No entanto, foi no ano passado que os garotos obtiveram os melhores resultados que uma geração inteira conseguiu em Grand Slams. Com Orlando Luz, Marcelo Zormann, João Menezes e Rafael Matos, o Brasil conquistou um título (Wimbledon – parceria Luz e Zormann) e um vice-campeonato (US Open – parceria Matos e Menezes) de duplas, uma semifinal em simples (Luz em Roland Garros) e outra em duplas (Luz e Menezes também na França), uma quartas de final (Zormann em Roland Garros) e outras duas em duplas (Matos e Menezes em Wimbledon e Luz e Zormann no US Open). Isso sem contar os títulos de Luz no Banana Bowl e na Copa Gerdau.

O que diferencia essa geração de outras anteriores? Ela seria melhor?

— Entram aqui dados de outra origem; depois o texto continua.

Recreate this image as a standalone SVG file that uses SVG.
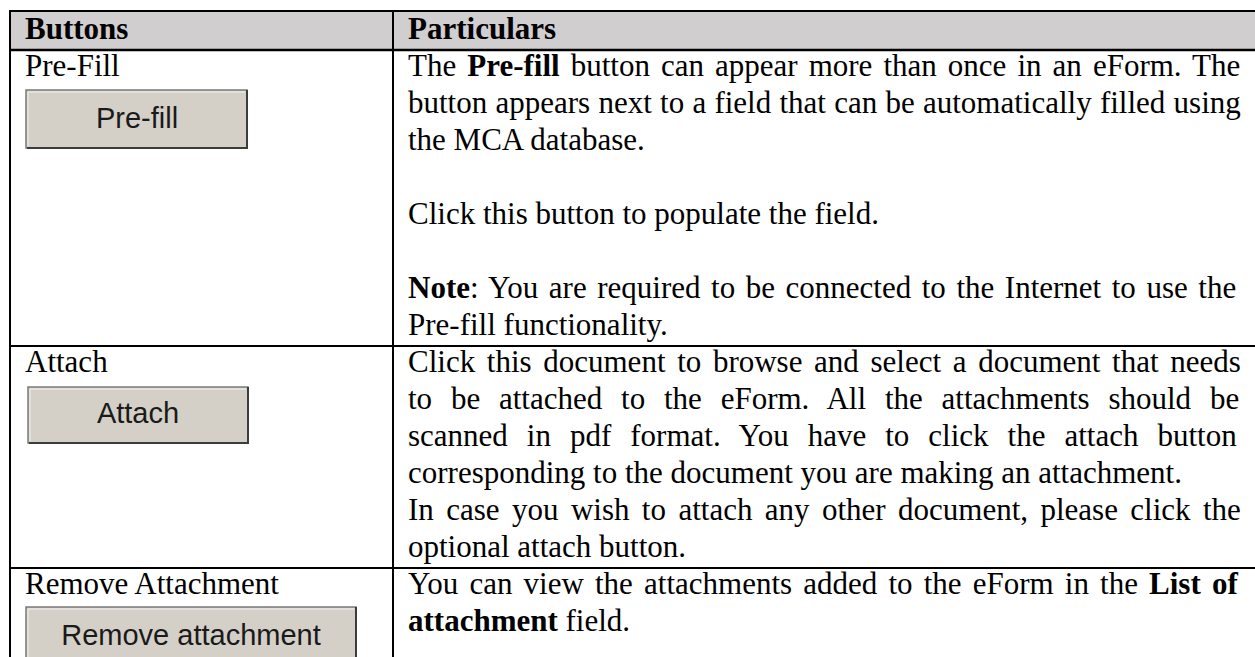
<svg xmlns="http://www.w3.org/2000/svg" width="1255" height="657" viewBox="0 0 1255 657">
<style>
.t{font-family:"Liberation Serif","Times New Roman",serif;font-size:31px;fill:#000}
.b{font-weight:bold}
.btn{fill:#d4d0c8;stroke:#7a7a7a;stroke-width:1.5}
.sh{fill:none;stroke:#3c3c3c;stroke-width:2}
.hl{fill:none;stroke:#f2f2f2;stroke-width:1}
.bt{font-family:"Liberation Sans",Arial,sans-serif;font-size:29px;fill:#1a1a1a;text-anchor:middle}
.grid{stroke:#000;stroke-width:2;fill:none}
</style>
<rect width="1255" height="657" fill="#fff"/>
<rect x="10" y="11" width="1245" height="39" fill="#d0cece"/>
<g id="grid" class="grid">
<line x1="9" y1="11" x2="1255" y2="11"/>
<line x1="10" y1="50" x2="1255" y2="50" stroke-width="2.5"/>
<line x1="10" y1="346" x2="1255" y2="346"/>
<line x1="10" y1="568" x2="1255" y2="568"/>
<line x1="10" y1="10" x2="10" y2="657"/>
<line x1="393" y1="11" x2="393" y2="657"/>
</g>
<g id="header">
<text class="t b" x="25" y="39">Buttons</text>
<text class="t b" x="408" y="39">Particulars</text>
</g>
<g id="row-prefill">
<text class="t" x="25" y="76">Pre-Fill</text>
<g id="btn-prefill">
<rect class="btn" x="26" y="90" width="221" height="58"/>
<polyline class="hl" points="28,146 28,92 245,92"/>
<polyline class="sh" points="27,148 247,148 247,90"/>
<text class="bt" x="137" y="128">Pre-fill</text>
</g>
<text class="t" x="408" y="76" word-spacing="3.3">The <tspan class="b">Pre-fill</tspan> button can appear more than once in an eForm. The</text>
<text class="t" x="408" y="113" word-spacing="0.5">button appears next to a field that can be automatically filled using</text>
<text class="t" x="408" y="150">the MCA database.</text>
<text class="t" x="408" y="224">Click this button to populate the field.</text>
<text class="t" x="408" y="298" word-spacing="2.8"><tspan class="b">Note</tspan>: You are required to be connected to the Internet to use the</text>
<text class="t" x="408" y="335">Pre-fill functionality.</text>
</g>
<g id="row-attach">
<text class="t" x="25" y="372">Attach</text>
<g id="btn-attach">
<rect class="btn" x="28" y="387" width="220" height="56"/>
<polyline class="hl" points="30,441 30,389 246,389"/>
<polyline class="sh" points="29,443 248,443 248,387"/>
<text class="bt" x="138" y="423">Attach</text>
</g>
<text class="t" x="408" y="372" word-spacing="3.9">Click this document to browse and select a document that needs</text>
<text class="t" x="408" y="409" word-spacing="11.06">to be attached to the eForm. All the attachments should be</text>
<text class="t" x="408" y="446" word-spacing="11.24">scanned in pdf format. You have to click the attach button</text>
<text class="t" x="408" y="483">corresponding to the document you are making an attachment.</text>
<text class="t" x="408" y="520" word-spacing="4.66">In case you wish to attach any other document, please click the</text>
<text class="t" x="408" y="557">optional attach button.</text>
</g>
<g id="row-remove">
<text class="t" x="25" y="594">Remove Attachment</text>
<g id="btn-remove">
<rect class="btn" x="26" y="607" width="330" height="58"/>
<polyline class="hl" points="28,665 28,609 354,609"/>
<polyline class="sh" points="356,607 356,665"/>
<text class="bt" x="191" y="645">Remove attachment</text>
</g>
<text class="t" x="408" y="594" word-spacing="3.4">You can view the attachments added to the eForm in the <tspan class="b">List of</tspan></text>
<text class="t" x="408" y="631"><tspan class="b">attachment</tspan> field.</text>
</g>
</svg>
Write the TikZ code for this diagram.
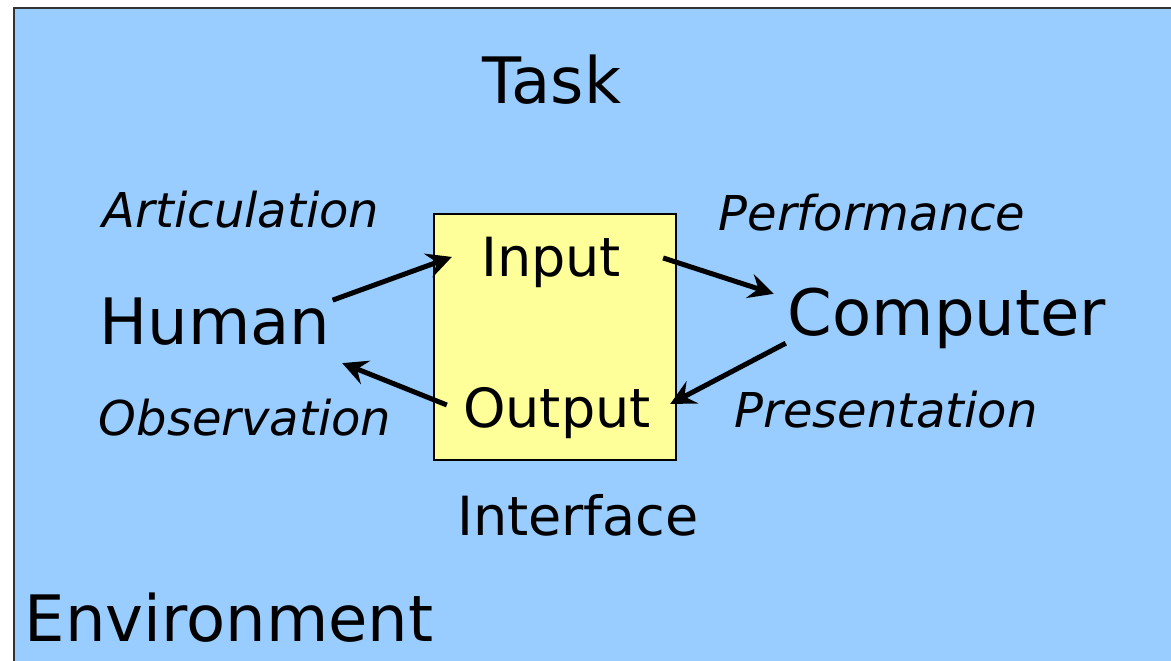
\documentclass[tikz,border=0pt]{standalone}
\usepackage{fontspec}
\setmainfont{DejaVu Sans}
\usepackage{xcolor}
\usepackage{tikz}
\usetikzlibrary{arrows.meta}
\definecolor{envblue}{HTML}{99CCFF}
\definecolor{ifyellow}{HTML}{FFFF99}

\begin{document}
\begin{tikzpicture}[x=1pt,y=-1pt,
			big/.style={inner sep=0pt,anchor=base,font=\fontsize{64}{70}\selectfont},
			mid/.style={inner sep=0pt,anchor=base,font=\fontsize{54}{60}\selectfont},
			act/.style={inner sep=0pt,anchor=base,font=\fontsize{48}{54}\selectfont\itshape},
			flow/.style={line width=5pt,-{Stealth[length=25pt,width=25pt,inset=9pt]}}]
			\useasboundingbox (0,0) rectangle (1171,661);
			\clip (0,0) rectangle (1171,661);
			% environment and interface
			\draw [line width=2.5pt,draw=black!80,fill=envblue] (14,8) rectangle (1200,700);
			\draw [line width=1.2pt,fill=ifyellow] (434,214) rectangle (676,460);
			% labels
			\node [big] (task) at (552,103) {Task};
			\node [act] (artic) at (241,227) {Articulation};
			\node [big] (human) at (215,344) {Human};
			\node [act] (perf) at (872,230) {Performance};
			\node [big] (computer) at (947,335) {Computer};
			\node [act] (obs) at (245,435) {Observation};
			\node [act] (pres) at (886,427) {Presentation};
			\node [mid] (input) at (551,276) {Input};
			\node [mid] (output) at (557,427) {Output};
			\node [mid] (iface) at (578,535) {Interface};
			\node [big] (env) at (229,641) {Environment};
			% cycle
			\draw [flow] ([shift={(2,3)}]human.north east) -- ([shift={(-29,-5)}]input.west);
			\draw [flow] ([shift={(42,-4)}]input.east) -- ([shift={(-14,6.5)}]computer.north west);
			\draw [flow] ([shift={(-2,-5.3)}]computer.south west) -- ([shift={(19.2,-8.6)}]output.east);
			\draw [flow] ([shift={(-16.2,-7.6)}]output.west) -- ([shift={(11.6,18)}]human.south east);
		\end{tikzpicture}
\end{document}
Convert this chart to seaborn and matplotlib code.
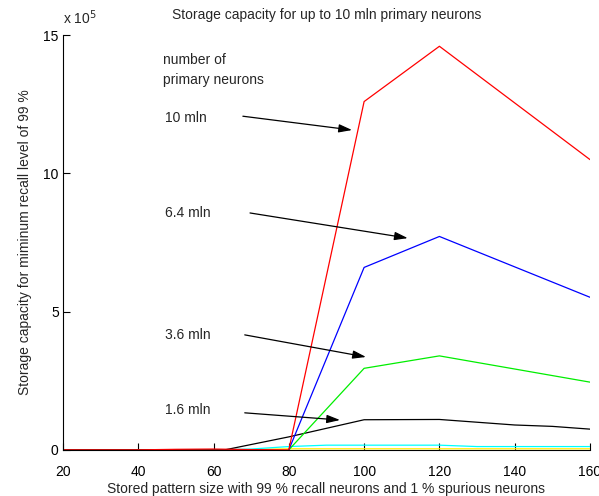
import matplotlib
matplotlib.use("Agg")
import matplotlib.pyplot as plt
import pandas as pd
import seaborn as sns

# stored pattern size (x) and storage capacity in units of 1e5 (y)
x_10mln = [20, 30, 40, 50, 60, 70, 80, 100, 120, 160]
y_10mln = [0, 0, 0, 0.02, 0.03, 0.01, 0, 12.6, 14.6, 10.5]

x_6_4mln = [80, 100, 120, 160]
y_6_4mln = [0, 6.6, 7.72, 5.52]

x_3_6mln = [80, 100, 120, 160]
y_3_6mln = [0, 2.95, 3.4, 2.45]

x_1_6mln = [20, 40, 60, 63, 80, 100, 120, 130, 140, 150, 160]
y_1_6mln = [0, 0, 0, 0, 0.47, 1.09, 1.1, 1.0, 0.9, 0.85, 0.75]

x_small1 = [20, 60, 70, 80, 90, 100, 120, 130, 160]
y_small1 = [0, 0, 0.03, 0.12, 0.17, 0.17, 0.17, 0.12, 0.12]

x_small2 = [20, 60, 70, 80, 100, 120, 160]
y_small2 = [0, 0, 0.01, 0.04, 0.04, 0.04, 0.04]

series = [
    ("10 mln", x_10mln, y_10mln, "#ff0000"),
    ("6.4 mln", x_6_4mln, y_6_4mln, "#0000ff"),
    ("3.6 mln", x_3_6mln, y_3_6mln, "#00ee00"),
    ("1.6 mln", x_1_6mln, y_1_6mln, "#000000"),
    ("small 1", x_small1, y_small1, "#00ffff"),
    ("small 2", x_small2, y_small2, "#ffee00"),
]

# label text, text position, arrow tip
labels = ["10 mln", "6.4 mln", "3.6 mln", "1.6 mln"]
label_xy = [(47.0, 12.0), (47.0, 8.57), (47.0, 4.16), (47.0, 1.45)]
arrow_start = [(67.8, 12.07), (69.7, 8.57), (68.3, 4.16), (68.3, 1.34)]
arrow_end = [(96.8, 11.57), (111.6, 7.66), (100.5, 3.36), (93.6, 1.08)]

sns.set_style("ticks")
plt.rcParams["font.family"] = ["Liberation Sans", "DejaVu Sans"]
plt.rcParams["xtick.direction"] = "in"
plt.rcParams["ytick.direction"] = "in"

fig = plt.figure(figsize=(5.99, 4.96), dpi=100)
ax = fig.add_axes([0.105, 0.093, 0.88, 0.836])

frames = []
for name, xs, ys, _ in series:
    frames.append(pd.DataFrame({"size": xs, "capacity": ys, "series": name}))
df = pd.concat(frames, ignore_index=True)

# draw small ones first so big curves sit on top
order = [s[0] for s in series][::-1]
palette = {s[0]: s[3] for s in series}
for name in order:
    sub = df[df["series"] == name]
    sns.lineplot(data=sub, x="size", y="capacity", color=palette[name],
                 linewidth=0.9, sort=False, estimator=None, ax=ax, legend=False)

ax.set_xlim(20, 160)
ax.set_ylim(0, 15)
ax.set_xticks(range(20, 161, 20))
ax.set_yticks([0, 5, 10, 15])
ax.tick_params(labelsize=10, length=5, width=0.8, colors="black")
ax.tick_params(axis="x", pad=11)
ax.tick_params(axis="y", pad=3)
sns.despine(ax=ax)
for sp in ("left", "bottom"):
    ax.spines[sp].set_color("black")
    ax.spines[sp].set_linewidth(0.8)

ax.set_xlabel("Stored pattern size with 99 % recall neurons and 1 % spurious neurons",
              fontsize=10, labelpad=2)
ax.set_ylabel("Storage capacity for miminum recall level of 99 %", fontsize=10,
              labelpad=8)
ax.set_title("Storage capacity for up to 10 mln primary neurons", fontsize=10, pad=12)
ax.text(0.0, 1.02, r"x 10$^5$", transform=ax.transAxes, fontsize=10,
        ha="left", va="bottom")

ax.text(46.6, 14.1, "number of", fontsize=10, va="center")
ax.text(46.6, 13.38, "primary neurons", fontsize=10, va="center")
for lab, pos, start, end in zip(labels, label_xy, arrow_start, arrow_end):
    ax.text(pos[0], pos[1], lab, fontsize=10, va="center")
    ax.annotate("", xy=end, xytext=start,
                arrowprops=dict(arrowstyle="-|>,head_length=0.8,head_width=0.25",
                                color="black", lw=0.9, shrinkA=0, shrinkB=0))

fig.savefig("out.png", dpi=100)
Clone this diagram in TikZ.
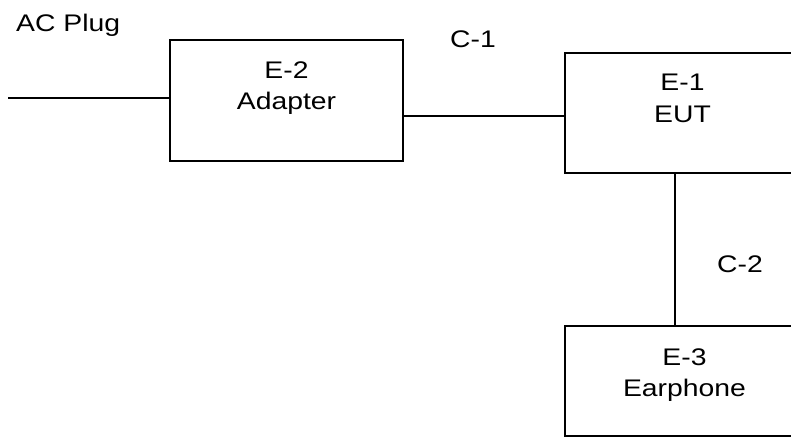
\documentclass[tikz,border=0pt]{standalone}
\usepackage{fontspec}
\setmainfont{Liberation Sans}[FakeStretch=1.18]
\usepackage{tikz}
\usetikzlibrary{positioning}

\begin{document}
\begin{tikzpicture}[
    x=1pt, y=-1pt,
    node distance=22pt,
    unit/.style={rectangle, draw=black, line width=1.6pt, minimum height=121pt, inner sep=0pt},
    unittext/.style={align=center, inner sep=0pt, font=\fontsize{24}{31.5}\selectfont},
    tag/.style={inner sep=0pt, font=\fontsize{24}{31.5}\selectfont},
    wire/.style={line width=1.6pt}
]
\useasboundingbox (0,0) rectangle (791,446);

% Nodes placed at pixel coordinates
\node [unit, minimum width=233pt] (adapter) at (286.5,100.5) {};
\node [unit, minimum width=235pt, minimum height=120pt] (eut) at (682.5,113) {};
\node [unit, minimum width=235pt, minimum height=110pt] (earphone) at (682.5,381) {};

\node [unittext, below=of adapter.north] (adaptertxt) {E-2\\Adapter};
\node [unittext, below=of eut.north] (euttxt) {E-1\\EUT};
\node [unittext, below=23pt of earphone.north, xshift=2pt] (earphonetxt) {E-3\\Earphone};

\node [tag, anchor=base west] (acplug) at (16,32) {AC Plug};
\node [tag, anchor=base] (c1) at (473,48) {C-1};
\node [tag, anchor=base] (c2) at (740,272) {C-2};
\coordinate (plug) at (8,98);

% Lines
\draw [wire] (plug) -- (plug -| adapter.west);
\draw [wire] ([yshift=-15.5pt]adapter.east) -- ([yshift=-15.5pt]adapter.east -| eut.west);
\draw [wire] ([xshift=-7.5pt]eut.south) -- ([xshift=-7.5pt]earphone.north);

\end{tikzpicture}
\end{document}
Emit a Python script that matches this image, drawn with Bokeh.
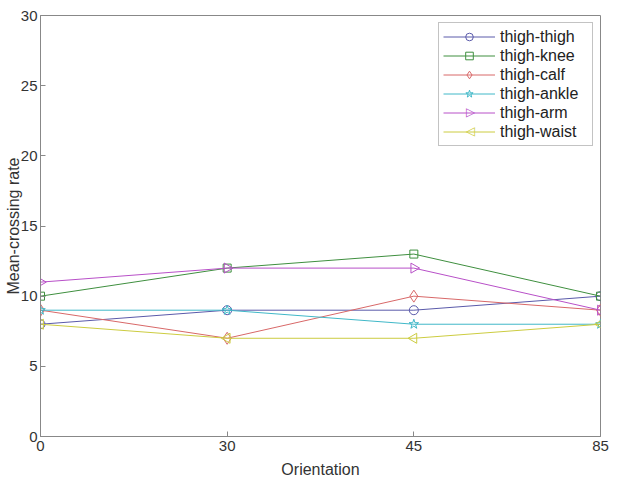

Para Paulo Cleto, ex-capitão do Brasil na Copa Davis, é preciso lembrar que já tivemos gerações fortes de juvenis anteriores a essa. “Tivemos Thomas Koch, Lelé Fernandes e Ronald Barnes, por exemplo, nos anos 1950 e 1960. Depois, outra com Renato Joaquim e Carlos Chabalgoity, que foram muito bem no Orange Bowl. Teve ainda Cássio Motta, que terminou como número 2 do mundo jogando contra Ivan Lendl, John McEnroe, Yannick Noah. Houve ainda Eduardo Oncins e Edvaldo Oliveira, finalistas do Banana Bowl”, enumera Cleto.

Segundo ele, na época, os torneios juvenis eram mais valorizados do que hoje e, portanto, mais fortes, pois todos os melhores juvenis do mundo disputavam. “Agora, muitos já passam logo aos Futures”, afirma. Assim, ele acredita que, antes, o circuito juvenil “preparava” melhor os tenistas para o profissionalismo.

Patricio Arnold concorda que houve diversas gerações juvenis fortes. “No que se refere a talento nato (habilidade), esta geração não necessariamente é melhor, pois temos contado com tenistas muito habilidosos em várias gerações. Mas esta geração está mais bem preparada que a de anos anteriores porque o processo de formação e competição pelo qual passaram vem sendo mais sólido nos últimos anos”, aponta o treinador de Orlandinho.